The summer hiring season for teenage workers got off to a much better start this year than last. Outplacement firm Challenger, Gray & Christmas Inc. reported Friday morning that 130,000 teens found a job in May, an increase of 73% compared to the 75,000 who found jobs in May of last year.
May is the traditional beginning of the summer-job hiring period. According to Chicago-based Challenger, the number of teens who find summer employment has averaged 1.3 million annually since 2006.
Challenger’s report notes that last May’s hiring total was 52% below the May 2016 total of 156,000, so there is still some catching up to do.
The company’s vice president, Andrew Challenger, commented:
May’s total is more in line with what we expect in terms of job gains. However, unless we see another huge June number that carries into July, we won’t see job gains much higher than last year. Teens continue to explore other opportunities outside of paid employment.
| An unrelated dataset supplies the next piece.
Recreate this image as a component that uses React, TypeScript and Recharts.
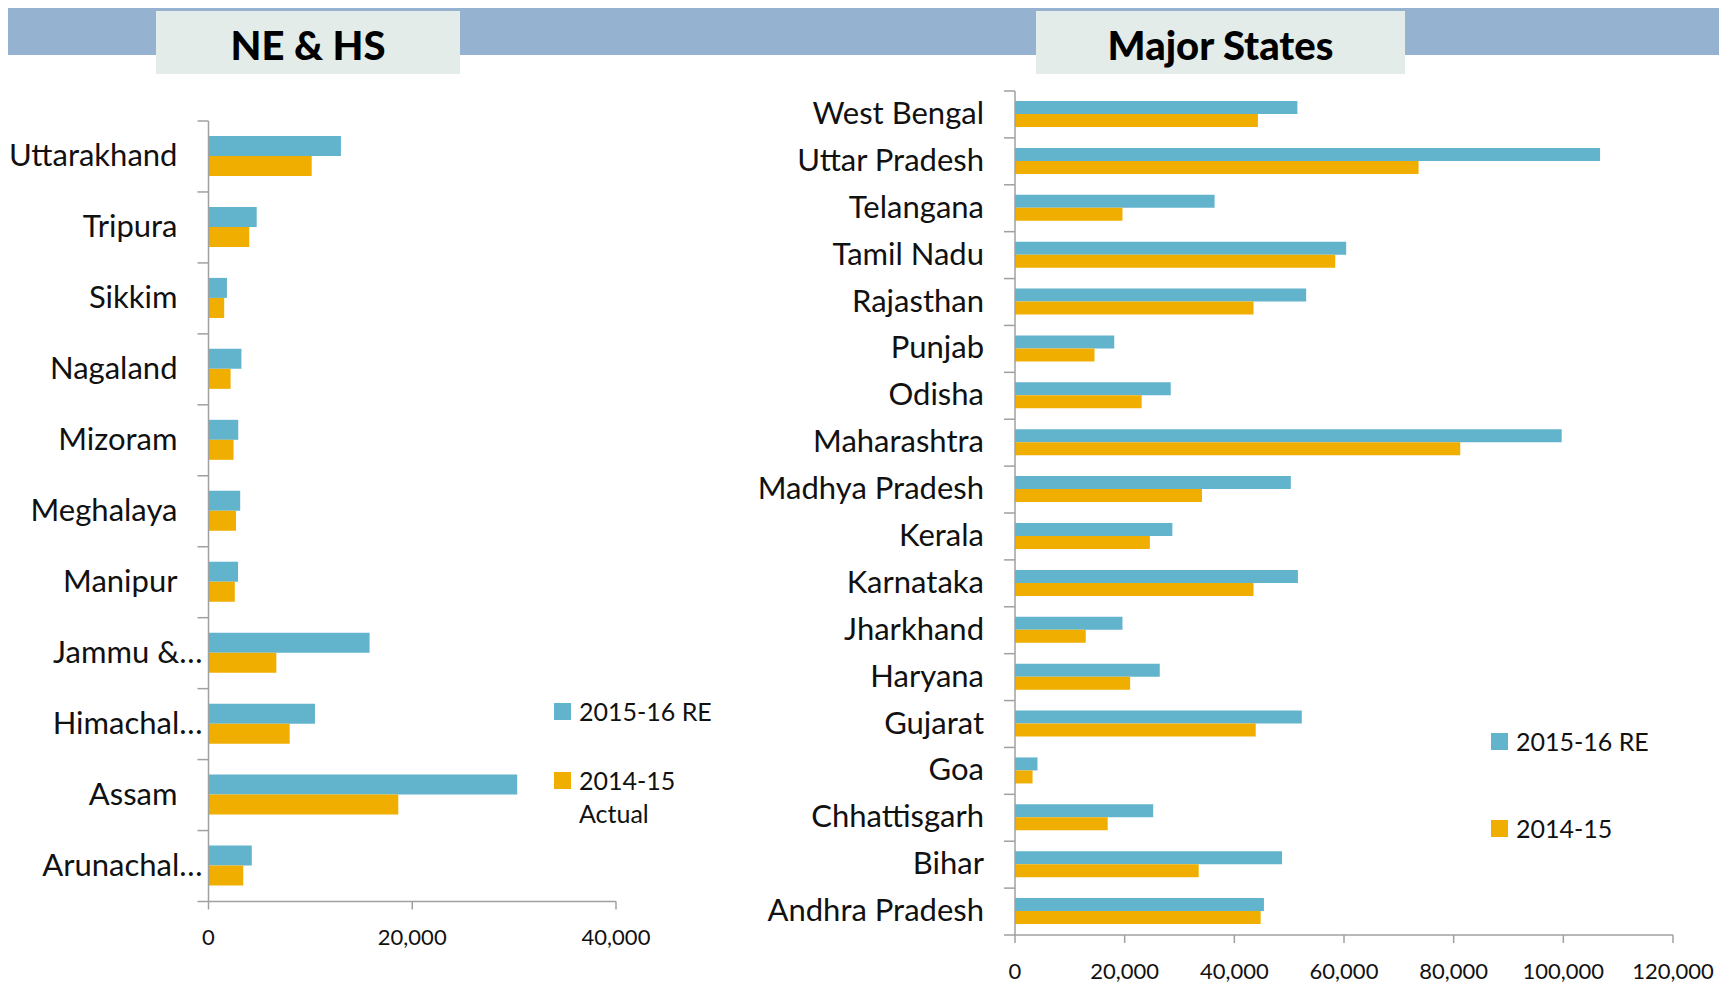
import React from 'react';
import { BarChart, Bar, XAxis, YAxis, Legend } from 'recharts';

// NE & HS states, top to bottom as drawn
const neStates = ['Uttarakhand', 'Tripura', 'Sikkim', 'Nagaland', 'Mizoram', 'Meghalaya', 'Manipur', 'Jammu &…', 'Himachal…', 'Assam', 'Arunachal…'];
const neRE = [13000, 4730, 1810, 3230, 2920, 3110, 2900, 15810, 10450, 30300, 4250];
const neActual = [10130, 4000, 1540, 2170, 2460, 2700, 2580, 6660, 7970, 18630, 3410];
const neTicks = [0, 20000, 40000];

// Major states, top to bottom as drawn
const majorStates = ['West Bengal', 'Uttar Pradesh', 'Telangana', 'Tamil Nadu', 'Rajasthan', 'Punjab', 'Odisha', 'Maharashtra', 'Madhya Pradesh', 'Kerala', 'Karnataka', 'Jharkhand', 'Haryana', 'Gujarat', 'Goa', 'Chhattisgarh', 'Bihar', 'Andhra Pradesh'];
const majorRE = [51500, 106700, 36400, 60400, 53100, 18100, 28400, 99700, 50300, 28700, 51600, 19600, 26400, 52300, 4100, 25200, 48700, 45400];
const majorActual = [44300, 73600, 19600, 58400, 43500, 14500, 23100, 81200, 34100, 24600, 43500, 12900, 21000, 43900, 3200, 16900, 33500, 44800];
const majorTicks = [0, 20000, 40000, 60000, 80000, 100000, 120000];

const BLUE = '#62B3CC';
const ORANGE = '#F0AE00';
const GRAY = '#A0A0A0';
const FONT = 'Lato, "Open Sans", sans-serif';
const seriesOrder = ['re', 'actual'];

const neData = neStates.map((name, i) => ({ name, re: neRE[i], actual: neActual[i] }));
const majorData = majorStates.map((name, i) => ({ name, re: majorRE[i], actual: majorActual[i] }));

function CategoryTick(props: any) {
  const { x, y, payload, index, band, count } = props;
  const half = band / 2;
  const truncated = String(payload.value).endsWith('…');
  return (
    <g>
      <line x1={x - 11} x2={x} y1={y - half} y2={y - half} stroke={GRAY} strokeWidth={1.5} />
      {index === count - 1 && (
        <line x1={x - 11} x2={x} y1={y + half} y2={y + half} stroke={GRAY} strokeWidth={1.5} />
      )}
      <text
        x={x - (truncated ? 6 : 31)}
        y={y - 2.5}
        textAnchor="end"
        dominantBaseline="central"
        fontFamily={FONT}
        fontSize={31}
        fill="#111"
      >
        {payload.value}
      </text>
    </g>
  );
}

function ValueTick(props: any) {
  const { x, y, payload } = props;
  return (
    <text x={x} y={y + 27} textAnchor="middle" dominantBaseline="central" fontFamily={FONT} fontSize={22} fill="#111">
      {Number(payload.value).toLocaleString('en-US')}
    </text>
  );
}

function makeLegend(gap: number) {
  return (props: any) => {
    const items = [...(props.payload || [])].sort(
      (a: any, b: any) => seriesOrder.indexOf(a.dataKey) - seriesOrder.indexOf(b.dataKey)
    );
    return (
      <div style={{ fontFamily: FONT }}>
        {items.map((p: any, i: number) => (
          <div key={i} style={{ display: 'flex', alignItems: 'flex-start', marginBottom: gap }}>
            <span style={{ width: 17, height: 17, background: p.color, marginTop: 8, marginRight: 8, flex: 'none' }} />
            <span style={{ width: 145, fontSize: 25, lineHeight: '33px', color: '#111' }}>{p.value}</span>
          </div>
        ))}
      </div>
    );
  };
}

const titleBox = (left: number, width: number, text: string) => (
  <div
    style={{
      position: 'absolute',
      left,
      top: 11,
      width,
      height: 63,
      background: '#E3ECE9',
      display: 'flex',
      alignItems: 'center',
      justifyContent: 'center',
      paddingTop: 4,
      boxSizing: 'border-box',
      fontFamily: FONT,
      fontWeight: 900,
      fontSize: 40,
      color: '#000',
    }}
  >
    {text}
  </div>
);

export default function App() {
  const nePlotH = 901.5 - 121;
  const majorPlotH = 935 - 91;
  return (
    <div style={{ position: 'relative', width: 1719, height: 983, overflow: 'hidden', background: '#fff' }}>
      <style>{`body{margin:0}`}</style>
      <div style={{ position: 'absolute', left: 8, top: 8, width: 1711, height: 47, background: '#95B3D1' }} />
      {titleBox(156, 304, 'NE & HS')}
      {titleBox(1036, 369, 'Major States')}

      <div style={{ position: 'absolute', left: 0, top: 0 }}>
        <BarChart
          width={700}
          height={983}
          data={neData}
          layout="vertical"
          margin={{ top: 121, right: 84, bottom: 31.5, left: 0 }}
          barSize={20}
          barGap={0}
        >
          <XAxis
            type="number"
            domain={[0, 40000]}
            ticks={neTicks}
            height={50}
            axisLine={{ stroke: GRAY, strokeWidth: 1.5 }}
            tickLine={{ stroke: GRAY, strokeWidth: 1.5 }}
            tickSize={8}
            tickMargin={0}
            tick={<ValueTick />}
          />
          <YAxis
            type="category"
            dataKey="name"
            width={208.5}
            interval={0}
            axisLine={{ stroke: GRAY, strokeWidth: 1.5 }}
            tickLine={false}
            tickSize={0}
            tickMargin={0}
            tick={<CategoryTick band={nePlotH / neStates.length} count={neStates.length} />}
          />
          <Legend
            layout="horizontal"
            align="center"
            verticalAlign="middle"
            content={makeLegend(36)}
            wrapperStyle={{ left: 554, top: 694.5, width: 200 }}
          />
          <Bar dataKey="re" name="2015-16 RE" fill={BLUE} isAnimationActive={false} />
          <Bar dataKey="actual" name="2014-15 Actual" fill={ORANGE} isAnimationActive={false} />
        </BarChart>
      </div>

      <div style={{ position: 'absolute', left: 700, top: 0 }}>
        <BarChart
          width={1019}
          height={983}
          data={majorData}
          layout="vertical"
          margin={{ top: 91, right: 46, bottom: 0, left: 0 }}
          barSize={13}
          barGap={0}
        >
          <XAxis
            type="number"
            domain={[0, 120000]}
            ticks={majorTicks}
            height={48}
            axisLine={{ stroke: GRAY, strokeWidth: 1.5 }}
            tickLine={{ stroke: GRAY, strokeWidth: 1.5 }}
            tickSize={8}
            tickMargin={0}
            tick={<ValueTick />}
          />
          <YAxis
            type="category"
            dataKey="name"
            width={315}
            interval={0}
            axisLine={{ stroke: GRAY, strokeWidth: 1.5 }}
            tickLine={false}
            tickSize={0}
            tickMargin={0}
            tick={<CategoryTick band={majorPlotH / majorStates.length} count={majorStates.length} />}
          />
          <Legend
            layout="horizontal"
            align="center"
            verticalAlign="middle"
            content={makeLegend(54)}
            wrapperStyle={{ left: 791, top: 724.5, width: 200 }}
          />
          <Bar dataKey="re" name="2015-16 RE" fill={BLUE} isAnimationActive={false} />
          <Bar dataKey="actual" name="2014-15" fill={ORANGE} isAnimationActive={false} />
        </BarChart>
      </div>
    </div>
  );
}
While this could help with college resumes, it likely will not build the soft skills and work experience employers like to see from entry-level workers.
Last summer 1.023 million teens found jobs in June, the most since 2007, however, the July total was a meager 190,000, the lowest July total on record.
The number of teenagers who are expected to find jobs this summer is forecast to be in-line with the 1.288 million teens who found jobs in the summer of 2017. Last year’s total was down 3.8% year over year and down more than 25% compared to teens with summer jobs in 2006 when 1.734 million had summer jobs.